The tailings guys were going to have to go down, pick up all the junk cars, take them to a clean site, wash them and clean them all off, dig up the site, clean it all off, put fresh dirt back in, and then take all the junk cars and put them back where they were.
That seemed to be a kind of a silly thing to do, and, Jim, Rob and I had quite a negotiation with the ultra folks.
Finally, they, decided it made good sense for them to give us the money that they were going to use to dig it up, and we would use that money to help purchase the land.
Then they could take the cars away and we could turn that into a park site.
And that's the evolution of how we purchased with the city and with grants from the Goodwin Foundation and, the Coors Foundation and other various, local foundations, put that all together and spent 1.2 million and bought that property over there.
Meanwhile, palisade got involved, and Jim Rob was instrumental in helping palisade get a trail organized.
Helen Traylor was instrumental.
She was on the Audubon Society, and she was instrumental in getting the government to help pay for, along with Tillie Bishop and construct the trail system known as the Audubon Trail, which goes out along connected Lakes Park.
This part was built first.
The county had gotten some money from the Colorado Lottery for building a trail, but we couldn't build it because there was no no Parks Department to oversee it.
So Bennett and Stein came to me and said, do you think Audubon might be interested in sponsoring the Audubon Trail?
They all agreed that that would be a good, project for them to sponsor in 1987, we were able to dedicate the trail.
The trail is a mile and a half from highway 340 to connected lakes.
This was a crucial part of the whole thing, mainly because the community was surprised at the use and the enjoyment people had from this trail.

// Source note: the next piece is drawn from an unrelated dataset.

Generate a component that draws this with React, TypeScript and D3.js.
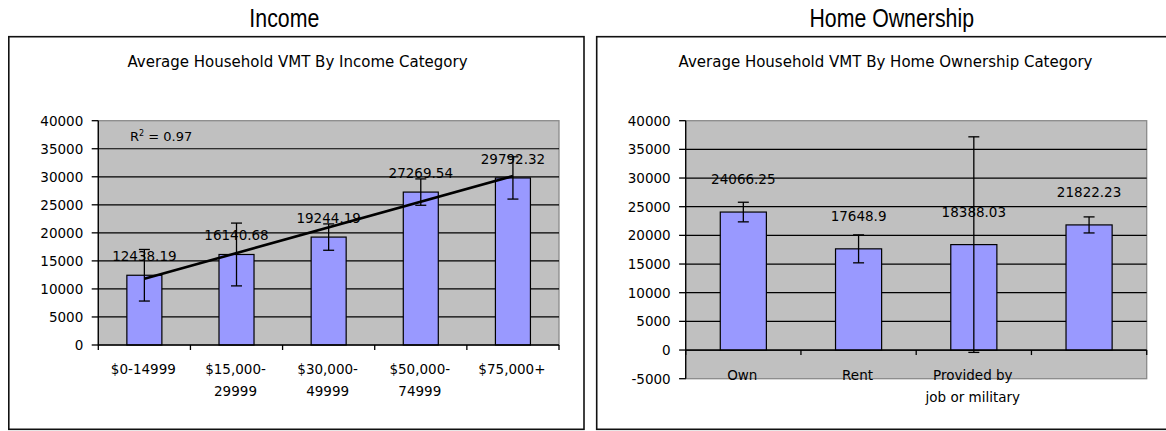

Then the Nesbitt family, who owned United, had mined out all the gravel in the Connected Lakes area, donated that land to the park and the Park service, created the Connected Lakes Park and put trail access up into the rim.
Subdivisions along the Redlands.
This portion from where the end of Connected Lakes, which is down by the Redlands Parkway Bridge.
This piece of it was really the first, that came along at the same time everyone was talking about, we were going to have a trail that ran from the county line to the county line.
It grew in terms of the number of organizations that were interested in being along the river.
I think that, Jim would be proud of, our continuing to carry out his dreams and his desire of what this river should be.
Jim, Rob was a close friend of our family.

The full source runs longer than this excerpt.